Please output the data below exactly as given, starting at its first line and stopping after the line that contains "import numpy as np".

**Data listing:**
* START *

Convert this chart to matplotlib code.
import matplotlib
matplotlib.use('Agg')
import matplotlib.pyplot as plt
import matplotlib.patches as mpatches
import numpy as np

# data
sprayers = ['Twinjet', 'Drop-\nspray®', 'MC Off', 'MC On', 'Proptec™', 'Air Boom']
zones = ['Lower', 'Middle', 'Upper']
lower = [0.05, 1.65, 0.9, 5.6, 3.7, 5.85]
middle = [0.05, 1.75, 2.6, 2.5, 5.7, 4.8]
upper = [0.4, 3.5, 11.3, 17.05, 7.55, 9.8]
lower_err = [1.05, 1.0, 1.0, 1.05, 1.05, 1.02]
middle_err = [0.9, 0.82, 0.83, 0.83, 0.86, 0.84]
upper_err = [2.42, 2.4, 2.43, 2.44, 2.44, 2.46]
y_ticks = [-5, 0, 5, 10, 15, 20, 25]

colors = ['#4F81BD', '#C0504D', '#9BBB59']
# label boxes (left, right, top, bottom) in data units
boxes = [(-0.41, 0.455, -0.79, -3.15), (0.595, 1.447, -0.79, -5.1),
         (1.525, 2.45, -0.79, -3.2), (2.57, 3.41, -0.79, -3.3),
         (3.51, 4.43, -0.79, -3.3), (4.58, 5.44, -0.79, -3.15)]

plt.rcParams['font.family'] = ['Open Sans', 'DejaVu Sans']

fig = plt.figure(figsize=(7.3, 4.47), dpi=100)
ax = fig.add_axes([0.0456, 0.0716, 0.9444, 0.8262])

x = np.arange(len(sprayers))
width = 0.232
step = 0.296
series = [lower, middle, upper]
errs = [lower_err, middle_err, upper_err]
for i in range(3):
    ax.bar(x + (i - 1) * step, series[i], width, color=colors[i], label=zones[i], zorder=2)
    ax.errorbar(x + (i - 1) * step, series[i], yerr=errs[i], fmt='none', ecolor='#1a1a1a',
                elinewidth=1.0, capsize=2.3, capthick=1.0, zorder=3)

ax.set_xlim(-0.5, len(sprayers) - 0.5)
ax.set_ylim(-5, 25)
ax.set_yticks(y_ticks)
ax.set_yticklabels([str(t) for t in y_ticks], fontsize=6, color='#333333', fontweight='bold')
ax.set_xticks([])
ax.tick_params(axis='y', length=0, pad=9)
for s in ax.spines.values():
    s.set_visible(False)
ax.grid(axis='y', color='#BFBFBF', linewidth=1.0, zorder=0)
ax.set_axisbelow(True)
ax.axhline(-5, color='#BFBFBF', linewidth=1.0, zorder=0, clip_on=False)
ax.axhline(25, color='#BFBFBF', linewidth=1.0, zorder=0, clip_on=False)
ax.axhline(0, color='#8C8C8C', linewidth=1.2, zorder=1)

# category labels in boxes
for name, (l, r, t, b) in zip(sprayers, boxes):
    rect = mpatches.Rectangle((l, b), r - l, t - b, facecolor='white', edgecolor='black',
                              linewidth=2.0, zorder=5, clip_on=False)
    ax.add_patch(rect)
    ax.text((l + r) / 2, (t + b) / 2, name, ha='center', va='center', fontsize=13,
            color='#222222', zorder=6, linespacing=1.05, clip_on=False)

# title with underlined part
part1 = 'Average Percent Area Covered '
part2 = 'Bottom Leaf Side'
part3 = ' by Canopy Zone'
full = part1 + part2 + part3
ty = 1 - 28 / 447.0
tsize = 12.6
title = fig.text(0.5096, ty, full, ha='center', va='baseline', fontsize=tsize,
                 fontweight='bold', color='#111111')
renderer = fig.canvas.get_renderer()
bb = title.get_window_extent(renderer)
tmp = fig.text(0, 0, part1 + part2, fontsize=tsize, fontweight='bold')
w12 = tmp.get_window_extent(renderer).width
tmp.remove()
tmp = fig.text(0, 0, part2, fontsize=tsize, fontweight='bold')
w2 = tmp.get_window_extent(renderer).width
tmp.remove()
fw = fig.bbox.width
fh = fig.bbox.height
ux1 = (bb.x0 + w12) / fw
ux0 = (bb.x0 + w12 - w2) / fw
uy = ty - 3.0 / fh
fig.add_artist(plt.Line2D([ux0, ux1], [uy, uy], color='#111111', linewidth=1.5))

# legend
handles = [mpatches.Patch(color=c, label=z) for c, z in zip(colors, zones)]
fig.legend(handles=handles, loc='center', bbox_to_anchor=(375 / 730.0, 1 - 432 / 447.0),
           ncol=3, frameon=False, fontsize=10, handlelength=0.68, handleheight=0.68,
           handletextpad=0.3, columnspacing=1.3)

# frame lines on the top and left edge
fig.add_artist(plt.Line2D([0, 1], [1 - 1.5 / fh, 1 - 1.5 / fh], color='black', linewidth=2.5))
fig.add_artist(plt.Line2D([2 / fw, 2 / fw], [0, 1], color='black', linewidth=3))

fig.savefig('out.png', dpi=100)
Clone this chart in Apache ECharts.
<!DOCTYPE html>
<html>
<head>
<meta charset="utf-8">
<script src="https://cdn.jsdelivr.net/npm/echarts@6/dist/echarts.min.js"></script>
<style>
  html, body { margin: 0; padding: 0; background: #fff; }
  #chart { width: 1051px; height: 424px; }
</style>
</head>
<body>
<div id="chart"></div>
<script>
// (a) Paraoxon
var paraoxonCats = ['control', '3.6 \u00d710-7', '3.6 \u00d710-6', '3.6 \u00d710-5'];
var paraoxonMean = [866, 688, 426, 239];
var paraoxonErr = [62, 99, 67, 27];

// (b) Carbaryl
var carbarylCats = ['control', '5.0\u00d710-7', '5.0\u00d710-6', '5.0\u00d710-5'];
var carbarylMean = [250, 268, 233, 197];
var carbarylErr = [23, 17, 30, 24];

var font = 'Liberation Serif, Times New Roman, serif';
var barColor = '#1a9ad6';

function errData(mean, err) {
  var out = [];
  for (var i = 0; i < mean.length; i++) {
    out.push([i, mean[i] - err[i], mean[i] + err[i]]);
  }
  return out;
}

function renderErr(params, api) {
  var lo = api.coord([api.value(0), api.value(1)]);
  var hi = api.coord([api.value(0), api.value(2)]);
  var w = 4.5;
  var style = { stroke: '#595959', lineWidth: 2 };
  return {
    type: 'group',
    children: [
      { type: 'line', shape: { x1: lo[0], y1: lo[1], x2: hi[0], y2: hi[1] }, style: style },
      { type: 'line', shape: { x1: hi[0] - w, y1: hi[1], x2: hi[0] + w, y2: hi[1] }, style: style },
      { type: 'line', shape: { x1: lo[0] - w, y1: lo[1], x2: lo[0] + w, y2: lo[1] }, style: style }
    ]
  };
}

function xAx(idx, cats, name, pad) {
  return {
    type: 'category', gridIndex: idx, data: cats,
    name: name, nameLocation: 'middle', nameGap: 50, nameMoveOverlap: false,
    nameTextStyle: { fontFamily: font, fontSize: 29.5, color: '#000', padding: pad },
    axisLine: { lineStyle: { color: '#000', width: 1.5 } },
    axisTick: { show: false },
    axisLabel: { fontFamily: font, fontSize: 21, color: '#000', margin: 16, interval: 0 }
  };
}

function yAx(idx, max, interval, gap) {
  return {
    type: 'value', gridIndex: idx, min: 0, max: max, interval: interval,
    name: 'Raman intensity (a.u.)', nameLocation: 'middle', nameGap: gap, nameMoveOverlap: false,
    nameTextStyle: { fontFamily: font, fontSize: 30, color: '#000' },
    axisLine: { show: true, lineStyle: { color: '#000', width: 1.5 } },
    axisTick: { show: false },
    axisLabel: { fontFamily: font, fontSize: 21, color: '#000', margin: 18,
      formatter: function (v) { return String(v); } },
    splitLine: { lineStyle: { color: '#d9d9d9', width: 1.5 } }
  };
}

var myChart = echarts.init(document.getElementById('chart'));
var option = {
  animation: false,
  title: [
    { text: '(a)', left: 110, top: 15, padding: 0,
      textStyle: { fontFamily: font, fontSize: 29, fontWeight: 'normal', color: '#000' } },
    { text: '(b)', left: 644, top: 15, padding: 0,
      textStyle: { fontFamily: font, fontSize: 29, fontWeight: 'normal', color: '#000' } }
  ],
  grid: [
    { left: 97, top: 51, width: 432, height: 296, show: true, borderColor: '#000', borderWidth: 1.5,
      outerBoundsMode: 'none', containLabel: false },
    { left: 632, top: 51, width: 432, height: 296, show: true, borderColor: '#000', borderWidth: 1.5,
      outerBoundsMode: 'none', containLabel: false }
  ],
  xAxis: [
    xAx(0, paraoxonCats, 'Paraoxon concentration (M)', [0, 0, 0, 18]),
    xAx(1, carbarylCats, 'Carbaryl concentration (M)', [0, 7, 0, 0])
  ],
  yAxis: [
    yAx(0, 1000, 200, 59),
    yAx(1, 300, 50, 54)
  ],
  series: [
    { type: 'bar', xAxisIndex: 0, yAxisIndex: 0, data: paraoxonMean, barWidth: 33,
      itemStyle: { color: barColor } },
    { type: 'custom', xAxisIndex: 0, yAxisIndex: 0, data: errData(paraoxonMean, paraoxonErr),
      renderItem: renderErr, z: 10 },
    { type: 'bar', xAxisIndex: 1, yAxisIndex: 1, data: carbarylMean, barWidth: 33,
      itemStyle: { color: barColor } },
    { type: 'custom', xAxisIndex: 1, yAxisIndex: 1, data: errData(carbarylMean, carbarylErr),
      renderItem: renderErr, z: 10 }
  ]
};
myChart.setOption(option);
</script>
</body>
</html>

* END *

**Solution for this task:**
Convert this chart to matplotlib code.
import matplotlib
matplotlib.use('Agg')
import matplotlib.pyplot as plt
import matplotlib.patches as mpatches
import numpy as np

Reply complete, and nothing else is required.